Using dogs to find cats: detection dogs as a survey method for wide-ranging cheetah


M. S. Becker, S. M. Durant, F. G. R. Watson, M. Parker, D. Gottelli, J. M'soka, E. Droge, M. Nyirendam, P. Schuette, S. Dunkley, R. Brummer


Journal of Zoology


Rapid global large carnivore declines make evaluations of remaining populations critical. Yet landscape-scale evaluations of presence, abundance and distribution are difficult, as many species are wide-ranging, occur only at low densities and are elusive. Insufficient information-gathering tools for many large carnivore species compounds these challenges. Specially trained detection dogs have demonstrated effectiveness for carnivore surveys, but are untested on extremely sparse, wide-ranging species, such as cheetah Acinonyx jubatus. In this study, we conducted the first rigorous cheetah survey using detection dogs in a key transboundary area in the remote Liuwa-Mussuma Transfrontier Conservation Area (TFCA) in Western Zambia. We proposed to (1) evaluate the effectiveness of detection dog versus spoor surveys in detecting cheetah presence; (2) extract and analyze DNA from scat samples to estimate minimum population size and genetic effective population size; (3) determine the extent of cheetah occurrence in the unprotected transboundary corridor.
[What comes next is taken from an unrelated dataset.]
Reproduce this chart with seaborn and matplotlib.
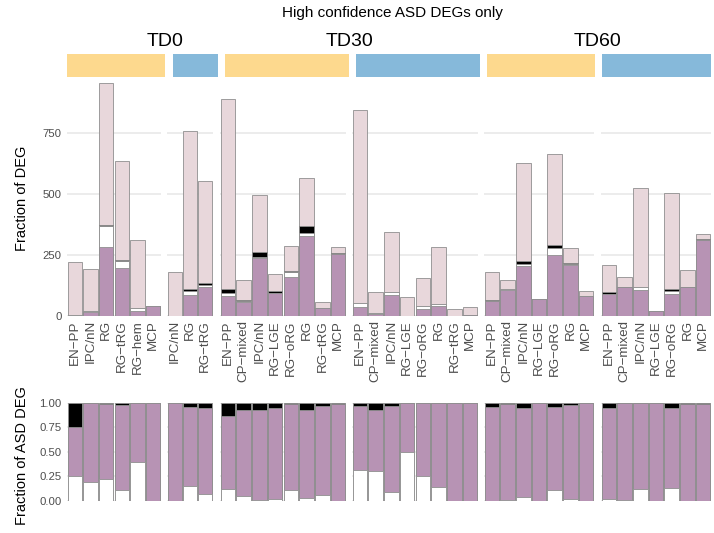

Two detection dog teams surveyed 2432 km(2) containing 74 randomly located transects in the transfrontier area. Twenty-seven cheetah scats were detected and confirmed by genetic analysis, while no cheetah spoor was detected, clearly demonstrating the superiority of detection dogs in detecting cheetah presence. Combining scat samples with opportunistically collected samples, we estimated 17-19 cheetahs, an effective population size of 8-14 and a density of 5.9-6.6 per 1000 km(2). Cheetah utilized key transfrontier areas outside of the national park; however, because utilization appears low, improved connectivity and protection for these areas are critical. Approximately one third of Africa's estimated cheetah resides in protected areas, with 87% in transboundary areas. Our study demonstrates the efficacy of detection dog survey methods in providing information on cheetah across large landscapes. It will have particular value in areas where other survey means may be impossible, such as TFCAs, where size, remoteness and lack of accessibility often make traditional survey methods difficult or cost prohibitive.